What Makes For a Good Marriage Counselor?
You may be surprised to learn that a lot of counselors have actually received little training in treating couples. And yet they readily take on couples as clients.
My name is Brent Bradley, and I hold a PhD in Marriage and Family Therapy. Had I not been trained in this field, I wouldn’t know this either. My brother, for example, doesn’t know it.
Nor does my wife.
Or her sister.
If you are considering couples counseling, it’s a very good idea to know what kind of training credentials potential counselors hold. Think about it: A lawyer from Harvard may be fantastic if you are facing court and need a lawyer. Not so good if you have a toothache though.

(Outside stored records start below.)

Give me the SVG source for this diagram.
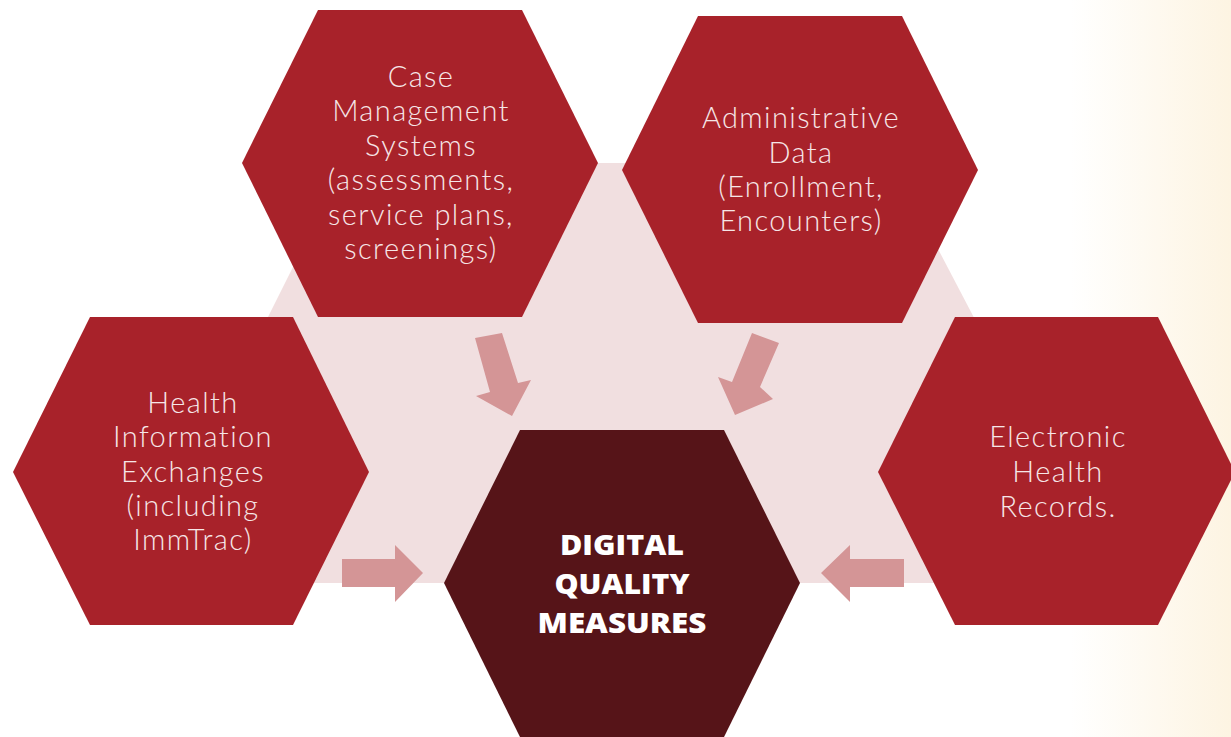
<svg xmlns="http://www.w3.org/2000/svg" width="1231" height="737" viewBox="0 0 1231 737">
<defs>
<linearGradient id="bg" x1="0" y1="0" x2="1" y2="0" gradientUnits="objectBoundingBox">
<stop offset="0" stop-color="#ffffff"/>
<stop offset="1" stop-color="#fdf4e2"/>
</linearGradient>
<style>
.hex{fill:#a8222a}
.core{fill:#561418}
.lbl{font-family:Lato,"Liberation Sans",sans-serif;font-weight:300;font-size:29px;letter-spacing:1.4px;fill:#f6e6e7;text-anchor:middle}
.bold{font-family:"Open Sans","Liberation Sans",sans-serif;font-weight:800;font-size:28px;fill:#ffffff;text-anchor:middle}
.arrow{fill:#d49596}
</style>
</defs>
<rect x="0" y="0" width="1231" height="737" fill="#ffffff"/>
<rect x="1070" y="0" width="161" height="737" fill="url(#bg)"/>
<polygon points="345,163 893,163 1113,583 135,583" fill="#f1dfe0"/>
<g id="connectors">
<polygon class="arrow" points="342,559 395,559 395,545 423,573 395,602 395,587 342,587"/>
<polygon class="arrow" points="904,559 850,559 850,545 821,573 850,602 850,587 904,587"/>
<polygon class="arrow" points="475,338 502,333 518,383 531,380 512,416 476,396 490,392"/>
<polygon class="arrow" points="752,333 779,343 760,387 773,399 735,415 718,377 732,382"/>
</g>
<g id="case">
<polygon class="hex" points="318,10 522,10 598,163 522,317 318,317 242,163"/>
<text class="lbl"><tspan x="421" y="87">Case</tspan><tspan x="421" y="121">Management</tspan><tspan x="421" y="156">Systems</tspan><tspan x="421" y="190">(assessments,</tspan><tspan x="421" y="225">service plans,</tspan><tspan x="421" y="259">screenings)</tspan></text>
</g>
<g id="admin">
<polygon class="hex" points="698,16 902,16 978,170 902,323 698,323 622,170"/>
<text class="lbl"><tspan x="801" y="128">Administrative</tspan><tspan x="801" y="163">Data</tspan><tspan x="801" y="197">(Enrollment,</tspan><tspan x="801" y="231">Encounters)</tspan></text>
</g>
<g id="hie">
<polygon class="hex" points="90,317 293,317 369,472 293,625 90,625 13,472"/>
<text class="lbl"><tspan x="193" y="413">Health</tspan><tspan x="193" y="447">Information</tspan><tspan x="193" y="482">Exchanges</tspan><tspan x="193" y="516">(including</tspan><tspan x="193" y="550">ImmTrac)</tspan></text>
</g>
<g id="ehr">
<polygon class="hex" points="955,317 1158,317 1235,472 1158,625 955,625 878,472"/>
<text class="lbl"><tspan x="1058" y="447">Electronic</tspan><tspan x="1058" y="482">Health</tspan><tspan x="1058" y="517">Records.</tspan></text>
</g>
<g id="dqm">
<polygon class="core" points="520,430 724,430 800,583 724,737 520,737 444,583"/>
<text class="bold" x="622" y="555" textLength="124" lengthAdjust="spacingAndGlyphs">DIGITAL</text>
<text class="bold" x="622" y="594" textLength="135" lengthAdjust="spacingAndGlyphs">QUALITY</text>
<text class="bold" x="622" y="633" textLength="169" lengthAdjust="spacingAndGlyphs">MEASURES</text>
</g>
</svg>
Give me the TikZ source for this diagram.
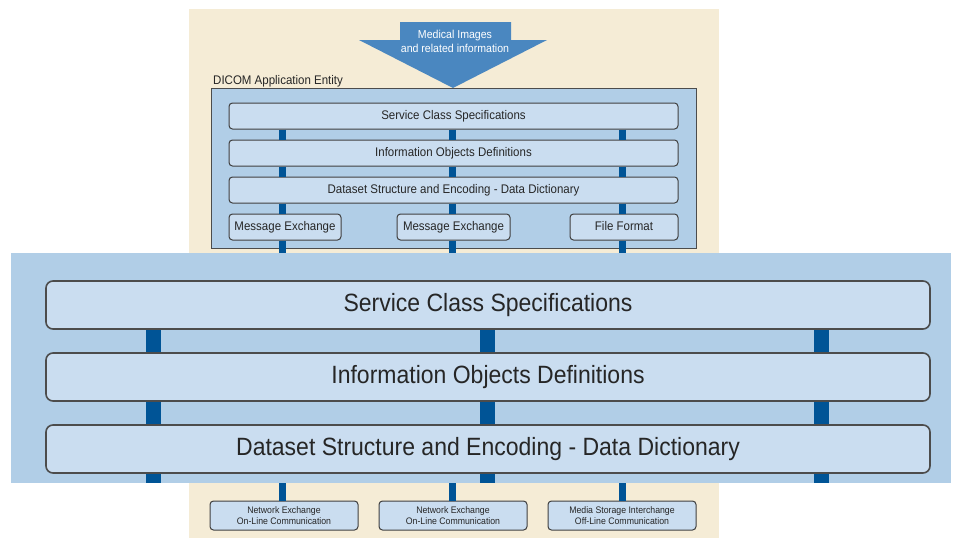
\documentclass[tikz,border=0pt]{standalone}
\usepackage{fontspec}
\setmainfont{Liberation Sans}[FakeStretch=0.92]
\usepackage{tikz}
\usetikzlibrary{positioning}
\definecolor{paper}{RGB}{245,236,214}
\definecolor{panelblue}{RGB}{177,206,231}
\definecolor{layerblue}{RGB}{202,221,240}
\definecolor{barblue}{RGB}{0,84,150}
\definecolor{arrowblue}{RGB}{74,135,192}
\tikzstyle{panel} = [fill=panelblue,inner sep=0pt,outer sep=0pt]
\tikzstyle{biglayer} = [draw=black!70,line width=1.6pt,fill=layerblue,rounded corners=7pt,minimum width=884pt,minimum height=48pt,inner sep=0pt,outer sep=0pt,text=black!85,text height=18pt,text depth=5pt,font=\fontsize{25}{30}\selectfont]
\tikzstyle{smalllayer} = [draw=black!75,line width=1pt,fill=layerblue,rounded corners=3.5pt,minimum height=26pt,inner sep=0pt,outer sep=0pt,text=black!85,text height=9pt,text depth=2.6pt,font=\fontsize{12.5}{14}\selectfont]
\tikzstyle{netbox} = [smalllayer,minimum width=148pt,minimum height=29pt,align=center,text height=,text depth=,font=\fontsize{9.5}{11}\selectfont]
\tikzstyle{bigbar} = [draw=barblue,line width=15pt,shorten <=0.8pt,shorten >=0.8pt]
\tikzstyle{smallbar} = [draw=barblue,line width=7pt,shorten <=0.5pt,shorten >=0.5pt]

\begin{document}
\begin{tikzpicture}[x=1pt,y=-1pt,node distance=11pt]
    \useasboundingbox (0,0) rectangle (953,538);
    \fill[paper] (189,9) rectangle (719,538);

    % the application entity, small
    \node[panel,draw=black!70,line width=1pt,minimum width=485pt,minimum height=160pt,anchor=north west] (entity) at (211,88) {};
    \node[anchor=base west,inner sep=0pt,text=black!85,font=\fontsize{12.5}{14}\selectfont] (entitylbl) at (213,84) {DICOM Application Entity};
    \node[smalllayer,minimum width=449pt] (ss1) at (453.5,116) {Service Class Specifications};
    \node[smalllayer,minimum width=449pt,below=of ss1] (ss2) {Information Objects Definitions};
    \node[smalllayer,minimum width=449pt,below=of ss2] (ss3) {Dataset Structure and Encoding - Data Dictionary};
    \node[smalllayer,minimum width=113pt,below=of ss3] (me2) {Message Exchange};
    \node[smalllayer,minimum width=112pt,left=56pt of me2] (me1) {Message Exchange};
    \node[smalllayer,minimum width=108pt,right=60pt of me2] (ff) {File Format};

    \fill[arrowblue] (400,22) -- (511,22) -- (511,40) -- (547,40) -- (453,88) -- (359,40) -- (400,40) -- cycle;
    \node[align=center,text=white,font=\fontsize{11.5}{14}\selectfont] (medimg) at (455,41) {Medical Images\\and related information};

    % the enlarged layers
    \node[panel,minimum width=940pt,minimum height=230pt,anchor=north west] (big) at (11,253) {};
    \node[biglayer] (bs1) at (488,305) {Service Class Specifications};
    \node[biglayer,below=24pt of bs1] (bs2) {Information Objects Definitions};
    \node[biglayer,below=24pt of bs2] (bs3) {Dataset Structure and Encoding - Data Dictionary};

    \node[netbox] (nb2) at (453,515.5) {Network Exchange\\On-Line Communication};
    \node[netbox,left=21pt of nb2] (nb1) {Network Exchange\\On-Line Communication};
    \node[netbox,right=21pt of nb2] (nb3) {Media Storage Interchange\\Off-Line Communication};

    \coordinate (sx1) at (282,0);
    \coordinate (sx2) at (452,0);
    \coordinate (sx3) at (622,0);
    \foreach \m/\s in {me1/sx1,me2/sx2,ff/sx3} {
        \path[smallbar] (ss1.south -| \s) -- (ss2.north -| \s);
        \path[smallbar] (ss2.south -| \s) -- (ss3.north -| \s);
        \path[smallbar] (ss3.south -| \s) -- (\m.north -| \s);
        \path[smallbar,shorten >=0pt] (\m.south -| \s) -- (\s |- big.north);
    }
    \coordinate (bx1) at (153,0);
    \coordinate (bx2) at (487,0);
    \coordinate (bx3) at (821,0);
    \foreach \c in {bx1,bx2,bx3} {
        \path[bigbar] (bs1.south -| \c) -- (bs2.north -| \c);
        \path[bigbar] (bs2.south -| \c) -- (bs3.north -| \c);
        \path[bigbar,shorten >=0pt] (bs3.south -| \c) -- (\c |- big.south);
    }
    \foreach \n/\s in {nb1/sx1,nb2/sx2,nb3/sx3}
        \path[smallbar,shorten <=0pt] (\s |- big.south) -- (\n.north -| \s);
\end{tikzpicture}
\end{document}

In the past the therapy field tended to throw individuals and couples under the heading of general “Therapy” or “Counseling”. Not so anymore. Treating two people in a love relationship, for example, is very different from seeing an individual that is grieving a loss.
In the old days people saw their general doctor for everything – colds, childbirth, tonsillitis – you name it. Try going to your general doctor now for childbirth. Probably won’t happen. S/he will refer you out to a specialist. That’s because as our knowledge has increased, the medical field has grown into a field of specialties.
And so has the field of psychotherapy.
It is perfectly reasonable to ask about a therapist’s training and specialties before deciding on whom with to make an appointment. Finding out about a therapist up front may save you from disappointment down the road.
Here are a few suggestions:
* See a counselor that identifies as mainly a “couple therapist”. If this isn’t prominent on their webpage – not just listed among many other areas of treatment – but prominent, take note.
* Find out what percentage of their current weekly caseload is made up of couples. If it’s fewer than 50%, I’d go elsewhere.
* Find out if they have received intensive advanced training in couple therapy apart from graduate school. That means after receiving their degrees. Couple therapists often go to post-school weeklong trainings because they desire specialty training.
* Find out if they use an empirically supported approach with couples. Currently Behavioral Therapy and Emotionally Focused Couple Therapy are the only two highly empirically supported couple treatment approaches.
* Even “marriage and family therapists” (believe it or not) may have received little training in couple counseling. These guidelines hold just as true for them as they do for psychologists.